• [Written request]
Scan the listing below. Report each line that includes "Rebuild".

Source code of charts:
----

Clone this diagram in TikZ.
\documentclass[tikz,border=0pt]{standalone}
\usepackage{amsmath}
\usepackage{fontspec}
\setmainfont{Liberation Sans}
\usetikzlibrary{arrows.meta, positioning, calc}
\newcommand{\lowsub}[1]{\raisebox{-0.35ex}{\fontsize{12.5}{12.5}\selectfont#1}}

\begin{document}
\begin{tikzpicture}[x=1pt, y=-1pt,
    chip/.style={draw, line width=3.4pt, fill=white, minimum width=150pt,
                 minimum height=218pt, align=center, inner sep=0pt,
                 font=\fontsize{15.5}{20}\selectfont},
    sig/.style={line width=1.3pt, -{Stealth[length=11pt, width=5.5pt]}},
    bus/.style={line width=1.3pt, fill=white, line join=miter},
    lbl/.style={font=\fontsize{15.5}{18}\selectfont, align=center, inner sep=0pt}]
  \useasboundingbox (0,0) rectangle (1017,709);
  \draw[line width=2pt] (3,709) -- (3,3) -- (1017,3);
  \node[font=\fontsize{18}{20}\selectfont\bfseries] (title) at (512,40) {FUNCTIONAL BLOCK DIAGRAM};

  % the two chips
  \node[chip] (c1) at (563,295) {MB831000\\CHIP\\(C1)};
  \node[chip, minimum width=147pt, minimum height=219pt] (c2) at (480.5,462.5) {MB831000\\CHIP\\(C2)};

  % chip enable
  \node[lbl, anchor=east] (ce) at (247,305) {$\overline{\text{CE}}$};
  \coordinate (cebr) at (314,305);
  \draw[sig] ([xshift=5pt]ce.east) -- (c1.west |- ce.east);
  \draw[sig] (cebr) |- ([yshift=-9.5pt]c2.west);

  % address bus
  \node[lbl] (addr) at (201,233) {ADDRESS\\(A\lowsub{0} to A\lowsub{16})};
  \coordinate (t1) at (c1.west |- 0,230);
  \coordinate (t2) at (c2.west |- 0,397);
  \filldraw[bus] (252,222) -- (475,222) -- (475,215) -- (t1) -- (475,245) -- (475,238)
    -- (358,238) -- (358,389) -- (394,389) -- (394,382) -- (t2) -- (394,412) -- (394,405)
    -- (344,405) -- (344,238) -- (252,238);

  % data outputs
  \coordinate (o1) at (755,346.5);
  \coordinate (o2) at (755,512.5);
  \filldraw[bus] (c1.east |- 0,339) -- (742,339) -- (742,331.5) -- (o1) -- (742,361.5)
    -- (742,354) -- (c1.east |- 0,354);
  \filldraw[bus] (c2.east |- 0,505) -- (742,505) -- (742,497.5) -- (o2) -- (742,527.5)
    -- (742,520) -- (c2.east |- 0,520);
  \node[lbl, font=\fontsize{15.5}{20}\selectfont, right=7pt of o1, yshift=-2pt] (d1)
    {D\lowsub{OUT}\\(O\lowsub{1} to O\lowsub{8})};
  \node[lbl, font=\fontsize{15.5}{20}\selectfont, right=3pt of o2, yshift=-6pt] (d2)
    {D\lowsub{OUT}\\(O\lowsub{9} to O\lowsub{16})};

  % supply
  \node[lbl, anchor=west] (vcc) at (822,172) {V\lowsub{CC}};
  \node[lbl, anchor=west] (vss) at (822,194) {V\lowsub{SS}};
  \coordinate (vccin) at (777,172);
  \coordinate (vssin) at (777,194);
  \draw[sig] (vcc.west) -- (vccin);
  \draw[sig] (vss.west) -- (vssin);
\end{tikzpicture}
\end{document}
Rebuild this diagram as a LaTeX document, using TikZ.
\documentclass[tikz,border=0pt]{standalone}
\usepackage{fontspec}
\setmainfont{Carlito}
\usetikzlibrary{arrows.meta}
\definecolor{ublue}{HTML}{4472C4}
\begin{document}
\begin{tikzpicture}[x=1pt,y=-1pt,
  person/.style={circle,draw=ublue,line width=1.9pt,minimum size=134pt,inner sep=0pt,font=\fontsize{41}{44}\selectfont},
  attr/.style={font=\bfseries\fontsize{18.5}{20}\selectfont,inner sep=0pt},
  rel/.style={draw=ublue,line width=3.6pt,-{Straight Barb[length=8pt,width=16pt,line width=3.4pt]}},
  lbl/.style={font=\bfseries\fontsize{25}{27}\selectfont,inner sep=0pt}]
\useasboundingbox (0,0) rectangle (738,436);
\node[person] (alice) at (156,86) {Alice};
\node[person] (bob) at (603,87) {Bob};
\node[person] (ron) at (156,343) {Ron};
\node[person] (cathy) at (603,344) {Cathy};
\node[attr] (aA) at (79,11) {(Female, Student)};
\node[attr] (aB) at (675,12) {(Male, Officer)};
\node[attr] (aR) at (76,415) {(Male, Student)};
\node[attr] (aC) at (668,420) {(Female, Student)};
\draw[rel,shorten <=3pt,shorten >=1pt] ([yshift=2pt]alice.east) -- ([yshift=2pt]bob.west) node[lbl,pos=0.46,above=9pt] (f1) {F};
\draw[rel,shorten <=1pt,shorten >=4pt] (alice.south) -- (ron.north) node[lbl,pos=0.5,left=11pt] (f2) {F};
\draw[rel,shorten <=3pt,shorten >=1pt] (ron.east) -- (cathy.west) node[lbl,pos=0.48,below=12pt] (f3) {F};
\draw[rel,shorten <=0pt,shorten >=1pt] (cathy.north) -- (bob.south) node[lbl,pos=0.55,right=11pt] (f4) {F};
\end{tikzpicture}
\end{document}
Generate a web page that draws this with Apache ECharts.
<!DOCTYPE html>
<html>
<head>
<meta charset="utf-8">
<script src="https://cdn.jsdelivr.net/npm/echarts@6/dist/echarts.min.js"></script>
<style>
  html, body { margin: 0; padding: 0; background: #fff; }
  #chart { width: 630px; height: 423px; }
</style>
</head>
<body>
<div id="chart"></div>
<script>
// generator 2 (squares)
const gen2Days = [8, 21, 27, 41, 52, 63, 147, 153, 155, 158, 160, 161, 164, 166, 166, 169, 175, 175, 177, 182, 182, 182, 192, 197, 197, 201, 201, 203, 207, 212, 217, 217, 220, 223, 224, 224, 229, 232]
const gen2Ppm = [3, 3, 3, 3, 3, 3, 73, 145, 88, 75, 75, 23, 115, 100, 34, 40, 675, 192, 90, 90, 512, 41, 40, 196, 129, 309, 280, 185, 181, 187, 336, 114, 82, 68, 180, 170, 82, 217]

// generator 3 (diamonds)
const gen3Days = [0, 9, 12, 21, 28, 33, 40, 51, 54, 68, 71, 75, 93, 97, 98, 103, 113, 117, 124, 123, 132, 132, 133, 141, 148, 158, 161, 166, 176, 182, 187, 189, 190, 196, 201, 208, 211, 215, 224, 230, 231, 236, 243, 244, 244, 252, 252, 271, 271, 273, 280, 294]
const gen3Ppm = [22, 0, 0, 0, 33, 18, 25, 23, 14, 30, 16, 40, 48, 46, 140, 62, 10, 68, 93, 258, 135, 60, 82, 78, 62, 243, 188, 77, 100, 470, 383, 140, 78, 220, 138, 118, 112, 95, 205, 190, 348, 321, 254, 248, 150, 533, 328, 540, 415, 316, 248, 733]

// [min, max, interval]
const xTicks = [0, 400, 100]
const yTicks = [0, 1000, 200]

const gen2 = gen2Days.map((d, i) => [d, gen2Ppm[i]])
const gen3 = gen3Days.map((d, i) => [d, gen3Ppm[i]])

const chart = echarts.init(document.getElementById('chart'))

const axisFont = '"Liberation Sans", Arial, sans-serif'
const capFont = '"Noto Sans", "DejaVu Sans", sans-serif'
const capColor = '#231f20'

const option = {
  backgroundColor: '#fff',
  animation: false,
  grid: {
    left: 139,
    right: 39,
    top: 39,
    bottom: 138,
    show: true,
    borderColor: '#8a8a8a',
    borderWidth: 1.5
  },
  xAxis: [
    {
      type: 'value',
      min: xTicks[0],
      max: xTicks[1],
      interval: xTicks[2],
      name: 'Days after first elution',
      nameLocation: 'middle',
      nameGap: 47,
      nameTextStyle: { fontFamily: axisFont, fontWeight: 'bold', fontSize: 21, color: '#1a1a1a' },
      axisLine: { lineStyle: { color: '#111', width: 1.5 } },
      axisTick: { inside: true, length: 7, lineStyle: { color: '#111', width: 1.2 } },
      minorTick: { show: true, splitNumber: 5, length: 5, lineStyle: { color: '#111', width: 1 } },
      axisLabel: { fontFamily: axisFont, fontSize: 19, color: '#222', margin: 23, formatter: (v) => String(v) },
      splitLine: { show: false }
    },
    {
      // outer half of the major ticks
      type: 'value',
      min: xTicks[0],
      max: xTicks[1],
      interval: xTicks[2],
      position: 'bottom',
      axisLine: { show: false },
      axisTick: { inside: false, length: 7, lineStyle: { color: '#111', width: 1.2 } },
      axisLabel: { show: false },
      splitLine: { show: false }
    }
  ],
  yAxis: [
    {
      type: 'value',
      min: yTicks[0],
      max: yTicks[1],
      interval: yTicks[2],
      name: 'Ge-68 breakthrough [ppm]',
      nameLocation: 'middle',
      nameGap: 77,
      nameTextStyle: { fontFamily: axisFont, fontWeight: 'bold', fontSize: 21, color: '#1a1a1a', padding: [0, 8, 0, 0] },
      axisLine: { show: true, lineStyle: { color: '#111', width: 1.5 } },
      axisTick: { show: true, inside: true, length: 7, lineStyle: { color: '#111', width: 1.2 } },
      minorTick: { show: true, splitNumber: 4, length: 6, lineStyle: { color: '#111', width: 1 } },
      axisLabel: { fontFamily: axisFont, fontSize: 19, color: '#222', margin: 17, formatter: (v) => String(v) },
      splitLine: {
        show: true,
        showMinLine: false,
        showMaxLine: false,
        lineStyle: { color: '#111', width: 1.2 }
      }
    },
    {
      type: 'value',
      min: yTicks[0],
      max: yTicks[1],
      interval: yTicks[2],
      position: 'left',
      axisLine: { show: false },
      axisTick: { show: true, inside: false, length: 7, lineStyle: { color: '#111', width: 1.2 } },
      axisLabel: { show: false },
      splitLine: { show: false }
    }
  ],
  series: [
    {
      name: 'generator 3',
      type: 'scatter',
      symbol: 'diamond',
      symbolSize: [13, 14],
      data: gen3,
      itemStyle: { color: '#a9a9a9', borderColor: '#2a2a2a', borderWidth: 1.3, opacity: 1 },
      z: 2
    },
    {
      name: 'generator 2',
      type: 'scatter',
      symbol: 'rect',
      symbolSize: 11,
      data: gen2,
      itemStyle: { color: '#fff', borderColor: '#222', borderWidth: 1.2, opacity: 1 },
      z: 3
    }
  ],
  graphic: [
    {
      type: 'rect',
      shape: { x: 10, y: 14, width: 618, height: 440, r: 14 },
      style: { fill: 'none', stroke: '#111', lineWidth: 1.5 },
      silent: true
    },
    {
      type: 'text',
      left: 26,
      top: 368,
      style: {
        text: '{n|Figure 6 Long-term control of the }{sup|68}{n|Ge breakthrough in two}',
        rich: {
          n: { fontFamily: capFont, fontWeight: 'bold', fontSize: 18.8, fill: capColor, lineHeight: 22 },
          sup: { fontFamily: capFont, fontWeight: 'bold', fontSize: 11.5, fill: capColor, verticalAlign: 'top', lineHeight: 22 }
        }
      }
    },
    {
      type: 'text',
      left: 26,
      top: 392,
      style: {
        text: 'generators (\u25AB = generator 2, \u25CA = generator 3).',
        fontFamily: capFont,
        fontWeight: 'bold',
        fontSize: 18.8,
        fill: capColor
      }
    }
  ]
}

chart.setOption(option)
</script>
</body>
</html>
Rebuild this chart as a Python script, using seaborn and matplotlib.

----

• [Response to the task]
Rebuild this diagram as a LaTeX document, using TikZ.
Rebuild this chart as a Python script, using seaborn and matplotlib.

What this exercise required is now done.